Monday, August 11, 2008

The art of being exactly where we are

Being where we are. We've all heard that "being where we are" is where we need to be. But do you see the joke in that? Here we are, trying to get somewhere again!!

Being here fully gets translated by mind into a being something to work towards. Somewhere new to get to at some point in the future after lots of hard work, discipline and time, lots of time! Are you laughing yet? It's funny, and it makes us feel crazy, but its really just mind doing what minds do. That's all. Mind is so good at figuring out how to do things, and its just trying to do this too, but it can't. As soon as we realize it can't, we are free to just smile at its efforts and relax. All is well. Mind is doing its thing and it doesn't matter. No need to pay overmuch attention to it.

Meanwhile Here we Are! Here we are in this moment with whatever is going on inwardly and outwardly. There is nowhere else we could ever have possibly been except as we allow ourselves to listen overmuch to the stream of thinking. Our minds may be saying to us right at this moment that "this can't be it" because this moment is totally mundane, empty, boring, painful or... (fill in the blank for yourself). Mind can always come up with reasons why this particular moment can't be what is being referred to, because it can't find anything special there. Nothing. (Are you laughing yet?)
Meanwhile, smiling and relaxing we fall into a reality that mind doesn't even notice. Its kind of like falling asleep at night--we have to relax for it to happen.

Our thinking minds have everything boxed and labeled and categorized according to past knowledge, and our own structure of understanding whatever is encountered. And those capabilities are so very useful to us for practical things. But what the logical left-brain thought-stream doesn't even notice is anything that is outside of its structures for understanding the world--and that very definitely includes Reality with a capital R. Not because thought is wrong or bad, but because it is constrained within self-constructed bounds and can't see beyond that. It is blind to whatever doesn't fit its own structures (at least not until those structures are broadened enormously). So for now it tries to shrink everything to make it fit its constructs. But in contemplating what is really going on in life, thought has run into something much bigger than its constructs, something that contains mind and everything else within it. It has come to the edge of its ability to be helpful and will, when its good and ready, relax and allow us to fall into this new territory. To fall awake.

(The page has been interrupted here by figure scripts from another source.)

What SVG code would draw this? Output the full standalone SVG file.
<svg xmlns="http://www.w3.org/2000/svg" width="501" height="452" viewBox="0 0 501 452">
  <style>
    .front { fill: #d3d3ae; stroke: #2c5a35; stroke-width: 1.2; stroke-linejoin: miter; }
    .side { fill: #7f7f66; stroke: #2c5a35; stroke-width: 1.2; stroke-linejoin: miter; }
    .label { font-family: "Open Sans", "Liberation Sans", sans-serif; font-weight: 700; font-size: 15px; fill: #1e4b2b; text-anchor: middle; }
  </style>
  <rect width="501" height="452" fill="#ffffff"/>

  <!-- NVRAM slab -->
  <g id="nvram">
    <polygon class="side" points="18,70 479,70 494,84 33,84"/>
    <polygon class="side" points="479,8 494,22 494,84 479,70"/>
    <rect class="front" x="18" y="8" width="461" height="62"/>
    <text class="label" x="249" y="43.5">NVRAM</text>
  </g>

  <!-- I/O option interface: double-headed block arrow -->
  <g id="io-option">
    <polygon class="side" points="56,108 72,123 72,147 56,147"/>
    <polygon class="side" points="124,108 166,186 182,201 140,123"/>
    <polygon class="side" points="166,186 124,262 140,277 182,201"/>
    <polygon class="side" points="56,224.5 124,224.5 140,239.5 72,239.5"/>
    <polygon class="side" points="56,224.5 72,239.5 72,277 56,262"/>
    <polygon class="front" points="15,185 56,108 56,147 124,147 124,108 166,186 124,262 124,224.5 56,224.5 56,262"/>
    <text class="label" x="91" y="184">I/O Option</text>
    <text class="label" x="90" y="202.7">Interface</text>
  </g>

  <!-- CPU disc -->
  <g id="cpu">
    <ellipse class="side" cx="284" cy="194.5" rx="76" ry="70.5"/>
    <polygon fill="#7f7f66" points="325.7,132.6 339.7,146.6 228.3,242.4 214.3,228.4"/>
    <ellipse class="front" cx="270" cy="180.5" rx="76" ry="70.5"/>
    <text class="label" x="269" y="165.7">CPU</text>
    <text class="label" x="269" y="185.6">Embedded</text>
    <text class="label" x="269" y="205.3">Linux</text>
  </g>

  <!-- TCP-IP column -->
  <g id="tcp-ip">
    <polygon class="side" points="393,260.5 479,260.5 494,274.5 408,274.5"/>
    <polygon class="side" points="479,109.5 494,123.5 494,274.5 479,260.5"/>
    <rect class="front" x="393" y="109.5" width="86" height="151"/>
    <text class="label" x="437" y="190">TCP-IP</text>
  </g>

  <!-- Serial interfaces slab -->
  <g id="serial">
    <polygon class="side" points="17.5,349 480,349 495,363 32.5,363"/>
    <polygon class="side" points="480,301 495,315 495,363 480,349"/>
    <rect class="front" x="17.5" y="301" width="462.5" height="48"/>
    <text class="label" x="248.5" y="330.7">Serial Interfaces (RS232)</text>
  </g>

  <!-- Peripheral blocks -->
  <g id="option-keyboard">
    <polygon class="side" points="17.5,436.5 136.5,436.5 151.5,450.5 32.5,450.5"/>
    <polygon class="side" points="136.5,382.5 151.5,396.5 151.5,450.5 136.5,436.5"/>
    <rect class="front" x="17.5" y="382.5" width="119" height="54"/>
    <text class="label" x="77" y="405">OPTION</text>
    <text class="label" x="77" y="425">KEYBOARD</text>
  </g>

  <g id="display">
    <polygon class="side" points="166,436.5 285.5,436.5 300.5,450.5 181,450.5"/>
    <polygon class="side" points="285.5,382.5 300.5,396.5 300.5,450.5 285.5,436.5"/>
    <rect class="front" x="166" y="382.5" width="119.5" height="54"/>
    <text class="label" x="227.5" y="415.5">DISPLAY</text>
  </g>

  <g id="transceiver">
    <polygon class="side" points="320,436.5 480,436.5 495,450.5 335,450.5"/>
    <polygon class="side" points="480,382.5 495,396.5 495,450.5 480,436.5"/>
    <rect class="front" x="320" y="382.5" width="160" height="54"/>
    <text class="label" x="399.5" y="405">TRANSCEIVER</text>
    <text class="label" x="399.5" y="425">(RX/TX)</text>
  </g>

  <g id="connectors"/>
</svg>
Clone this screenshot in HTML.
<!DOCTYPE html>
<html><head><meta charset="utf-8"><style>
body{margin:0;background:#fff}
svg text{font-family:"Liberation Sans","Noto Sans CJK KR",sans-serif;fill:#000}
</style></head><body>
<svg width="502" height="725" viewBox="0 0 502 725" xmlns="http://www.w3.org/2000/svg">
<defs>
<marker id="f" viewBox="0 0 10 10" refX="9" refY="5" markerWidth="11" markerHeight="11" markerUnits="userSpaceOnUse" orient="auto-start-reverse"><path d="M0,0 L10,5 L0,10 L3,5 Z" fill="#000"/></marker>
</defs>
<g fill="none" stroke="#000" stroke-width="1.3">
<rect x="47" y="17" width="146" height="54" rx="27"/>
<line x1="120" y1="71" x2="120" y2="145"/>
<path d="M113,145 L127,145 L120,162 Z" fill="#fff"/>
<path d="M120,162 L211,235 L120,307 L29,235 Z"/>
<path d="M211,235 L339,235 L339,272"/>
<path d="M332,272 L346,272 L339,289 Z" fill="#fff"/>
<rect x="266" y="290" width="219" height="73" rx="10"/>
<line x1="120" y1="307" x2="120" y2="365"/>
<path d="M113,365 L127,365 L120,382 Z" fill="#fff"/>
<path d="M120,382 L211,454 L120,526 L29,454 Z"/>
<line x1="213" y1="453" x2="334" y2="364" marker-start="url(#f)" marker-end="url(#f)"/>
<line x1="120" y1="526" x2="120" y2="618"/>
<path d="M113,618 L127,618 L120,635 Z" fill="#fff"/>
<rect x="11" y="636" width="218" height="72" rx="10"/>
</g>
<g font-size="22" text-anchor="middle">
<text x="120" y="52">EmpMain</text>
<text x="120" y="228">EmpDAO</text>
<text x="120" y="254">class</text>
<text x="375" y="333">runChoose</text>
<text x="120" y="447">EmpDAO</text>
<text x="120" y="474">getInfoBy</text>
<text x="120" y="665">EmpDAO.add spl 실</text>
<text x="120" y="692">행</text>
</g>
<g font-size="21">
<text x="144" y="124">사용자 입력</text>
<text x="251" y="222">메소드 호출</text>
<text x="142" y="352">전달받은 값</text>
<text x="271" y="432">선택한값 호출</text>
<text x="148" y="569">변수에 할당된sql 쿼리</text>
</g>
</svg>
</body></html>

When we run into a fabulous sunset or an unusually beautiful flower, our mind's processes of naming it, talking about it, and so on, can detract from our seeing and appreciating it fully. It is the same with the present moment. Relaxing into being exactly where we are, we begin to notice what is here (including thinking and a LOT else), and that this has been here all along. Its just like a new door of perception has opened. We now see where we were blind before.

We stand in a new territory beyond the previously held paradigm that our mind provided us, telling us how life worked, who was to blame, and so on. We have reconnected with something familiar, something we never really left. Something that we have, over all the years we thought we were separate, never left for a second.

As we look around we begin to see how it all is working. Now everything that is happening, even including our own seemingly idiotic or unenlightened episodes are perfect setups for continued awakening into a fuller and fuller embrace of being this that we truly are. Slowly we relax our incessant argument with life, and trust our circumstances, even our thoughts and feelings, as being perfect as they are, even as they flow and change. We offer ourselves, including our thinking minds and their amazing capabilities in service to this perfect alive presence we now can see and that is also who we are.